▸ **EXERCISE GOAL**: Omit pictures and quote the listing below line by line, from its start through the line that holds "(0,0) rectangle (1120,506);".

**** DATASET RECORDS ****

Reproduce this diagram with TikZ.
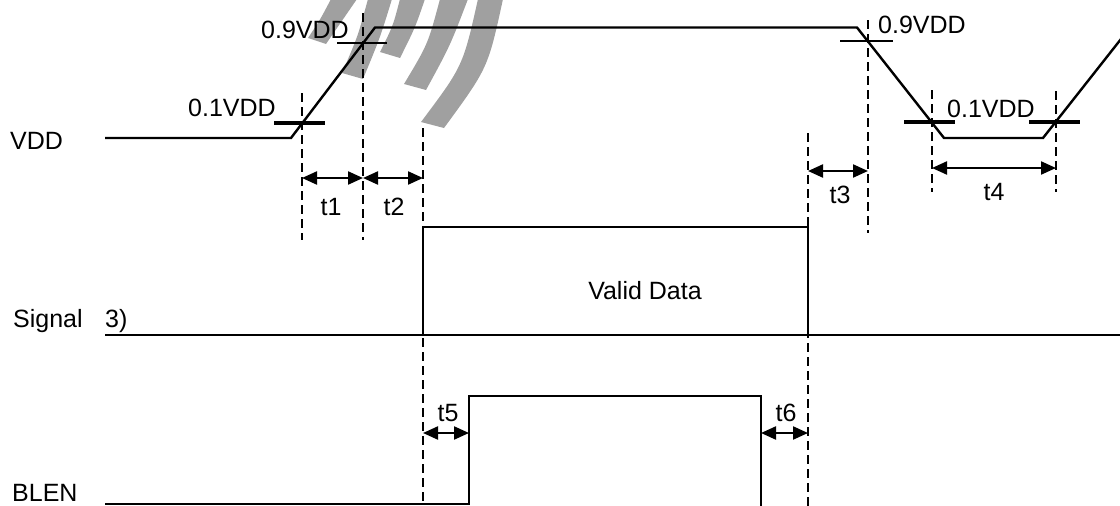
\documentclass[tikz,border=0pt]{standalone}
\usepackage{fontspec}
\setmainfont{Liberation Sans}
\usetikzlibrary{arrows.meta}
\definecolor{band}{RGB}{160,160,160}
\tikzset{
  wave/.style={line width=2.4pt, line join=miter},
  tickthin/.style={line width=2.4pt},
  tickthick/.style={line width=4pt},
  guide/.style={line width=2.4pt, dash pattern=on 9pt off 5pt},
  dim/.style={line width=2.2pt, {Triangle[length=15pt,width=13pt]}-{Triangle[length=15pt,width=13pt]}},
  lbl/.style={font=\fontsize{25}{30}\selectfont, inner sep=0pt, anchor=base},
  lblw/.style={lbl, anchor=base west},
  bandfill/.style={fill=band, draw=none}
}
\begin{document}
\begin{tikzpicture}[x=1pt,y=-1pt]
\useasboundingbox (0,0) rectangle (1120,506);

% grey watermark bands
\fill[bandfill] (331,-1) -- (357,-1) .. controls (342,22) .. (326,44) -- (308,38) .. controls (320,20) .. (331,-1) -- cycle;
\fill[bandfill] (368,-1) -- (392,-1) .. controls (380,38) .. (363,79) -- (342,73) .. controls (358,36) .. (368,-1) -- cycle;
\fill[bandfill] (400,-1) -- (425,-1) .. controls (415,28) .. (400,58) -- (380,52) .. controls (393,26) .. (400,-1) -- cycle;
\fill[bandfill] (440,-1) -- (468,-1) .. controls (450,46) .. (426,90) -- (404,84) .. controls (428,44) .. (440,-1) -- cycle;
\fill[bandfill] (478,-1) -- (503,-1) .. controls (488,68) .. (444,128) -- (421,122) .. controls (463,66) .. (478,-1) -- cycle;

% VDD waveform points
\coordinate (v0) at (105,138);
\coordinate (v1) at (291,138);
\coordinate (v2) at (375,27.5);
\coordinate (v3) at (857,27.5);
\coordinate (v4) at (944,138);
\coordinate (v5) at (1043,138);
\coordinate (v6) at (1121,39);
\draw[wave] (v0) -- (v1) -- (v2) -- (v3) -- (v4) -- (v5) -- (v6);

% threshold ticks
\coordinate (a1) at (274,123); \coordinate (a2) at (325,123);
\coordinate (b1) at (337,43);  \coordinate (b2) at (387,43);
\coordinate (c1) at (840,41);  \coordinate (c2) at (893,41);
\coordinate (e1) at (904,122); \coordinate (e2) at (955,122);
\coordinate (f1) at (1029,122);\coordinate (f2) at (1080,122);
\draw[tickthick] (a1) -- (a2);
\draw[tickthin] (b1) -- (b2);
\draw[tickthin] (c1) -- (c2);
\draw[tickthick] (e1) -- (e2);
\draw[tickthick] (f1) -- (f2);

% dashed guides
\coordinate (g1t) at (302,93);  \coordinate (g1b) at (302,240);
\coordinate (g2t) at (363,13);  \coordinate (g2b) at (363,240);
\coordinate (g3t) at (423,128); \coordinate (g3b) at (423,506);
\coordinate (g4t) at (808,133); \coordinate (g4b) at (808,506);
\coordinate (g5t) at (868,20);  \coordinate (g5b) at (868,233);
\coordinate (g6t) at (932,90);  \coordinate (g6b) at (932,192);
\coordinate (g7t) at (1056,91); \coordinate (g7b) at (1056,192);
\foreach \g in {1,...,7} \draw[guide] (g\g t) -- (g\g b);

% Signal
\coordinate (s0) at (105,335);
\coordinate (s1) at (423,335);
\coordinate (s2) at (423,227);
\coordinate (s3) at (808,227);
\coordinate (s4) at (808,335);
\coordinate (s5) at (1120,335);
\draw[wave] (s0) -- (s5);
\draw[wave] (s1) -- (s2) -- (s3) -- (s4);

% BLEN
\coordinate (l0) at (105,504);
\coordinate (l1) at (469,504);
\coordinate (l2) at (469,396);
\coordinate (l3) at (761,396);
\coordinate (l4) at (761,507);
\draw[wave] (l0) -- (l1) -- (l2) -- (l3) -- (l4);

% dimension arrows
\coordinate (t1a) at (302,178); \coordinate (t1b) at (363,178);
\coordinate (t2b) at (423,178);
\coordinate (t3a) at (808,171); \coordinate (t3b) at (868,171);
\coordinate (t4a) at (932,168); \coordinate (t4b) at (1056,168);
\coordinate (t5a) at (423,433); \coordinate (t5b) at (469,433);
\coordinate (t6a) at (761,433); \coordinate (t6b) at (808,433);
\draw[dim] (t1a) -- (t1b);
\draw[dim] (t1b) -- (t2b);
\draw[dim] (t3a) -- (t3b);
\draw[dim] (t4a) -- (t4b);
\draw[dim] (t5a) -- (t5b);
\draw[dim] (t6a) -- (t6b);

% labels
\node[lblw] (nvdd) at (10,149) {VDD};
\node[lblw] (nsig) at (13,327) {Signal};
\node[lblw] (nthree) at (105,327) {3)};
\node[lblw] (nblen) at (12,501) {BLEN};
\node[lbl] (nvalid) at (645,299) {Valid Data};
\node[lblw] (l01a) at (188,116) {0.1VDD};
\node[lblw] (l09a) at (261,38) {0.9VDD};
\node[lblw] (l09b) at (878,33) {0.9VDD};
\node[lblw] (l01b) at (947,117) {0.1VDD};
\node[lbl] (nt1) at (331,215) {t1};
\node[lbl] (nt2) at (394,215) {t2};
\node[lbl] (nt3) at (840,203) {t3};
\node[lbl] (nt4) at (994,200) {t4};
\node[lbl] (nt5) at (448,421) {t5};
\node[lbl] (nt6) at (786,421) {t6};
\end{tikzpicture}
\end{document}
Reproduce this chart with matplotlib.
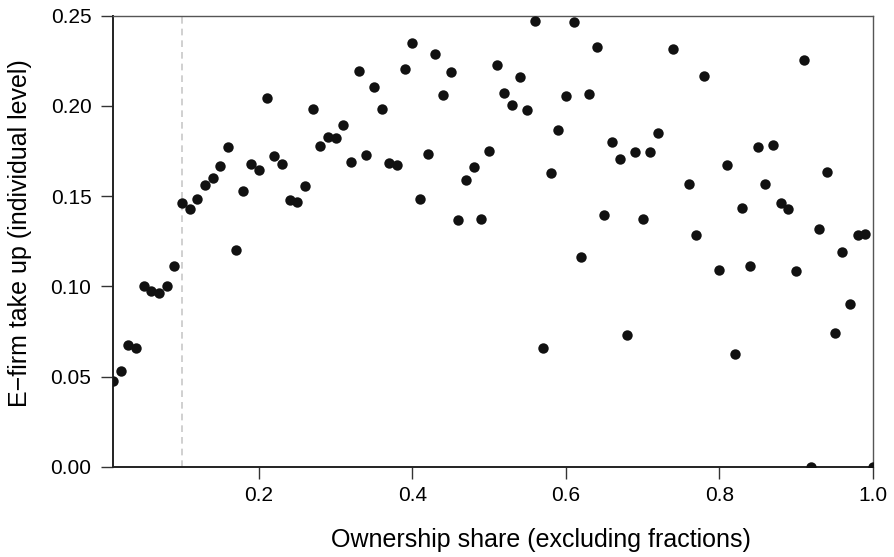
import numpy as np
import matplotlib.pyplot as plt

plt.rcParams['font.family'] = ['Liberation Sans', 'DejaVu Sans']

# ownership share 0.01 ... 1.00 (nan where no point is drawn)
share = np.round(np.arange(1, 101) / 100, 2)
takeup = [
    0.0476, 0.0533, 0.0672, 0.0656, 0.1000, 0.0974, 0.0965, 0.1004, 0.1115, 0.1463,
    0.1428, 0.1485, 0.1561, 0.1602, 0.1665, 0.1774, 0.1200, 0.1530, 0.1680, 0.1644,
    0.2046, 0.1722, 0.1676, 0.1480, 0.1470, 0.1557, 0.1981, 0.1778, 0.1830, 0.1820,
    0.1893, 0.1690, 0.2196, 0.1730, 0.2107, 0.1983, 0.1685, 0.1672, 0.2206, 0.2346,
    0.1483, 0.1735, 0.2289, 0.2059, 0.2187, 0.1370, 0.1589, 0.1661, 0.1372, 0.1750,
    0.2224, 0.2074, 0.2004, 0.2163, 0.1976, 0.2469, 0.0657, 0.1626, 0.1869, 0.2054,
    0.2463, 0.1163, 0.2065, 0.2326, 0.1393, 0.1798, 0.1706, 0.0730, 0.1744, 0.1374,
    0.1744, 0.1848, np.nan, 0.2315, np.nan, 0.1567, 0.1285, 0.2167, np.nan, 0.1089,
    0.1672, 0.0626, 0.1433, 0.1113, 0.1770, 0.1567, 0.1783, 0.1463, 0.1431, 0.1083,
    0.2257, 0.0000, 0.1319, 0.1633, 0.0739, 0.1190, 0.0900, 0.1285, 0.1290, 0.0000,
]
cutoff = 0.1

fig = plt.figure(figsize=(8.94, 5.57), dpi=100)
ax = fig.add_axes([0.1264, 0.1621, 0.85, 0.8097])

ax.axvline(cutoff, color='#c8c8c8', lw=1.2, ls=(0, (4, 3)), zorder=1)
ax.plot(share, takeup, 'o', color='#111111', ms=7.5, mew=0, zorder=3)

ax.set_xlim(0.01, 1.0)
ax.set_ylim(0, 0.25)
ax.set_xticks([0.2, 0.4, 0.6, 0.8, 1.0])
ax.set_xticklabels(['0.2', '0.4', '0.6', '0.8', '1.0'])
ax.set_yticks([0, 0.05, 0.10, 0.15, 0.20, 0.25])
ax.set_yticklabels(['0.00', '0.05', '0.10', '0.15', '0.20', '0.25'])

ax.tick_params(direction='out', length=8.5, width=1, color='#333333',
               labelsize=15, pad=7)
ax.tick_params(axis='x', pad=5.5)
for side in ['left', 'bottom']:
    ax.spines[side].set_linewidth(1.4)
    ax.spines[side].set_color('#222222')
for side in ['top', 'right']:
    ax.spines[side].set_linewidth(1.0)
    ax.spines[side].set_color('#555555')

ax.set_xlabel('Ownership share (excluding fractions)', fontsize=18)
ax.set_ylabel('E\u2212firm take up (individual level)', fontsize=18)
ax.xaxis.set_label_coords(0.563, -0.135)
ax.yaxis.set_label_coords(-0.106, 0.518)

fig.savefig('out.png', dpi=100)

****

▸ **SOLUTION FOR THIS TASK**:
Reproduce this diagram with TikZ.
\documentclass[tikz,border=0pt]{standalone}
\usepackage{fontspec}
\setmainfont{Liberation Sans}
\usetikzlibrary{arrows.meta}
\definecolor{band}{RGB}{160,160,160}
\tikzset{
  wave/.style={line width=2.4pt, line join=miter},
  tickthin/.style={line width=2.4pt},
  tickthick/.style={line width=4pt},
  guide/.style={line width=2.4pt, dash pattern=on 9pt off 5pt},
  dim/.style={line width=2.2pt, {Triangle[length=15pt,width=13pt]}-{Triangle[length=15pt,width=13pt]}},
  lbl/.style={font=\fontsize{25}{30}\selectfont, inner sep=0pt, anchor=base},
  lblw/.style={lbl, anchor=base west},
  bandfill/.style={fill=band, draw=none}
}
\begin{document}
\begin{tikzpicture}[x=1pt,y=-1pt]
\useasboundingbox (0,0) rectangle (1120,506);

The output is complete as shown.